The characteristic polynomials of *these* graphs are
$$
\begin{align*}
|\lambda I - T_{4,4}| = t_{4,4}(\lambda)
&= \lambda^{8} - 7 \lambda^{6} + 14 \lambda^{4} - 8 \lambda^{2} \\
&= (\lambda - 1) (\lambda + 1) (\lambda^{4} - 4 \lambda^{2} + 1) \\
&= m_6(\lambda) \cdot -m_6(-\lambda) \cdot m_8(\lambda) \\
|\lambda I - T_{3,6}| = t_{3,6}(\lambda)
&= \lambda^{9} - 8 \lambda^{7} + 20 \lambda^{5} - 17 \lambda^{3} + 4 \lambda \\
&= \lambda (\lambda - 1)(\lambda + 1) (\lambda - 2)(\lambda + 2)
(\lambda^{2} - \lambda - 1) (\lambda^{2} + \lambda - 1) \\
&= m_1(\lambda) \cdot m_6(\lambda) \cdot -m_6(-\lambda)

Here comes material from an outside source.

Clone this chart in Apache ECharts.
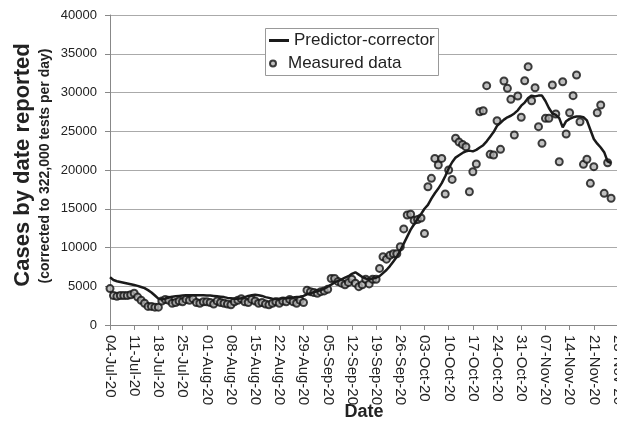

\cdot m_2(\lambda) \cdot -m_2(-\lambda)
\cdot m_{10}(\lambda) \cdot m_{10}(-\lambda) \\
\end{align*}
$$
Where the $m_n$ come from the sine polynomial series. To me, this implies that where chains are connected to cosines of fractions of a half-turn, these trefoil trees are connected to sines of fractions of turns (but you'd have to derive a general rule to be sure).
Closing
-------
Regardless of whether chains or polygons are more fundamental, it is certainly interesting that they are just an algebraic stone's (a *calculus*'s?) toss away from one another. Perhaps Euler skipped such stones from the bridges of Koenigsberg which inspired him to initiate graph theory.